CNN卷积神经网络识别验证码

代码仓库

GitHub - JJLi0427/Captcha_Recognize_Model: This project uses a Convolutional Neural Network (CNN) to recognize captchas

1.验证码数据集的生成

利用python的captcha库,可以帮助我们生成许多验证码,我们要先创建一个list,里面包括0-9的数字和26个英文字母,然后随机从里面生成验证码图片。我们可以直接把验证码图片的对应字符作为图片的命名,图片文件命名加上time后缀是为了防止重复文件。
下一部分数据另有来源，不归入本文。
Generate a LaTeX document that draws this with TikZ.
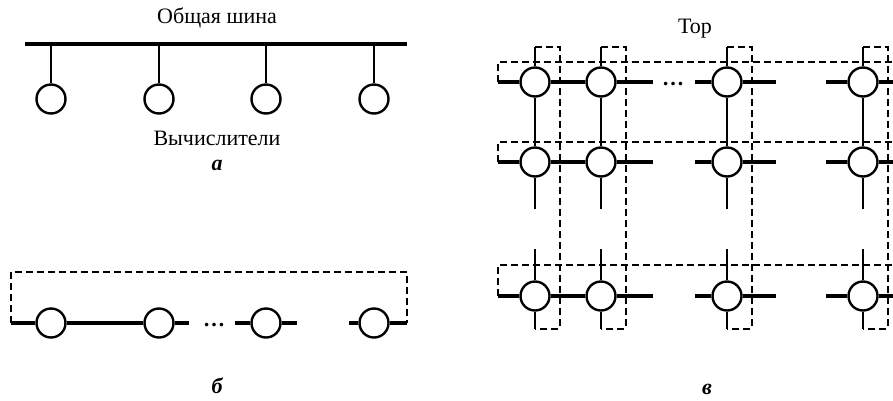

程序设置每个验证码图片包含4个字符,字符都来自我们设置的list,程序中加入了进度条方便查看进度。

import random
import time
from captcha.image import ImageCaptcha
from tqdm import tqdm

captcha_array = list("0123456789abcdefghijklmnopqrstuvwxyz")
captcha_size = 4

if __name__ == '__main__':
    image = ImageCaptcha()
    num=100000
    with tqdm(total = num, desc = f'making progress') as pbar:
        for i in range(num):
            image_val = "".join(random.sample(captcha_array, 4))
            image_name = "./data/train/{}_{}.png".format(image_val, int(time.time()))
            image.write(image_val, image_name)
            pbar.update(1) 

整个深度学习项目的文件组织架构如下图

除了生成训练集到test文件夹下,我们还可以生成一个测试集到test文件夹中

2.数据集加载和编码

我们要从数据集中每个图片文件中提取对应的验证码结果,同时还要对于模型的输出进行向量的编码转换,才能得到结果,下面是用到的对应函数和加载数据集的方式

captcha_array=list("0123456789abcdefghijklmnopqrstuvwxyz")
captcha_size=4

def texttovec(text):
    vectors=torch.zeros((captcha_size,captcha_array.__len__()))
    for i in range(len(text)):
        vectors[i,captcha_array.index(text[i])]=1
    return vectors

def vectotext(vec):
    vec=torch.argmax(vec,dim=1)
    text_label=""
    for v in vec:
        text_label+=captcha_array[v]
    return  text_label

class datasets(Dataset):
    def __init__(self,root_dir):
        super(datasets, self).__init__()
        self.list_image_path=[ os.path.join(root_dir,image_name) for image_name in os.listdir(root_dir)]
        self.transforms=transforms.Compose([
            transforms.Resize((60,160)),
            transforms.ToTensor(),
            transforms.Grayscale()
        ])
    def __getitem__(self, index):
        image_path = self.list_image_path[index]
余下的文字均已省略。